SAN DIEGO — The state’s realignment of the corrections system, which directed more offenders to local custody instead of state prison, accounted for nearly ⅓ of inmates in local jails last year, according to a study released Wednesday by the San Diego Association of Governments.
Because of realignment, the inmate population in San Diego County’s detention facilities was older and included more males than four years earlier, when the program took effect.
SANDAG also found that the percentage of individuals requiring more secure housing, segregation and protective custody also increased. The number of bookings into jail fell, however, possibly because certain drug and property crimes are more often handled as misdemeanors instead of felonies, the regional planning agency reported.

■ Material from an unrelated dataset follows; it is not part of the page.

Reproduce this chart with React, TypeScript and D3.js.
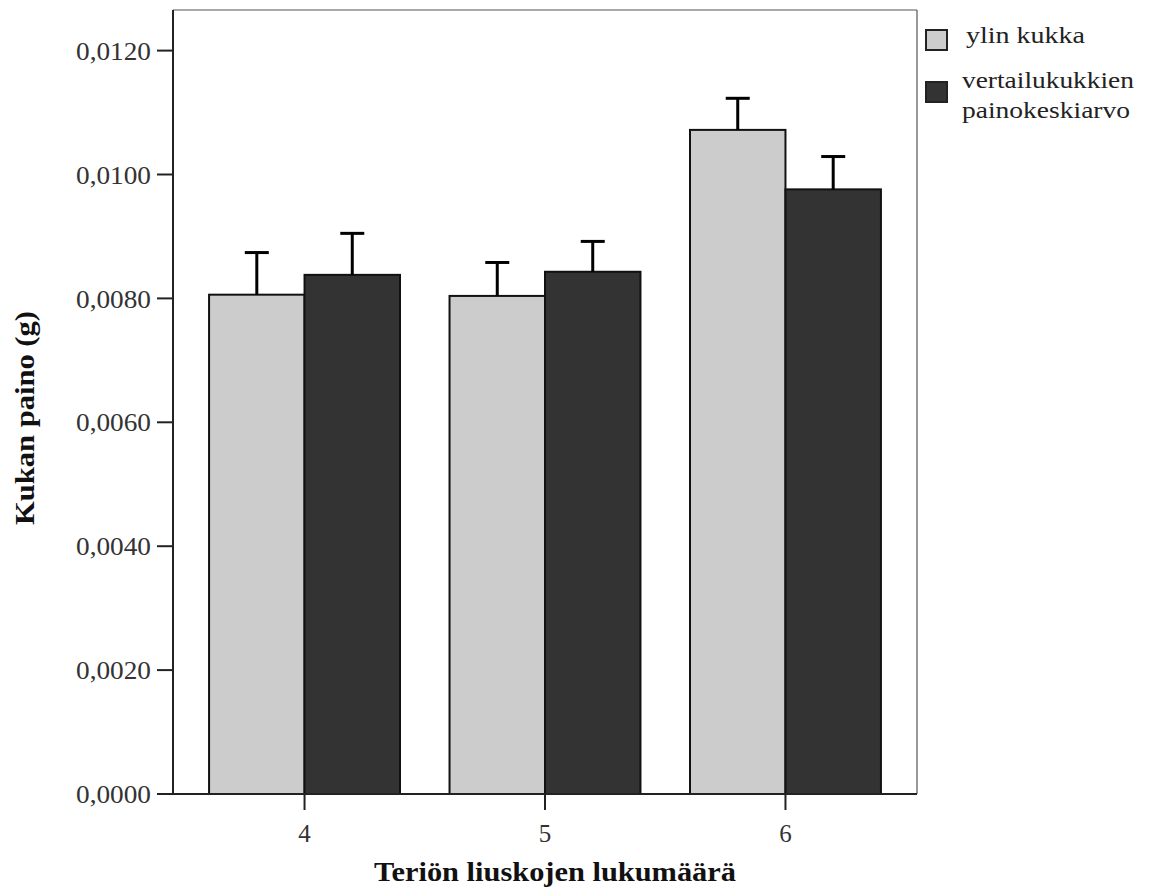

Among the study’s findings:
31 percent of inmates in 2015 were in San Diego’s jails because of realignment;
nearly half the inmate population was aged 35 or older, while the percentage of youth 18-24 dropped six points to 17 percent;
male inmates went from 77 percent of the total jail population in 2011 to 85 percent last year;
only 5 percent of inmates could be housed at the lowest security level in 2015, compared to 17 percent four years prior; and
nearly 1,000 prisoners a month required protective custody or administrative segregation last year, compared to around 780 in 2011.
According to the SANDAG study, the number of average daily bookings dropped from 256 in 2011 to 226 in 2015, but the average daily population rose from 4,786 to 4,986.
The data also showed that five of the seven major detention facilities in the region operated at 90 percent capacity or more, with the George Bailey Detention Facility in the South Bay overcrowded at 106 percent.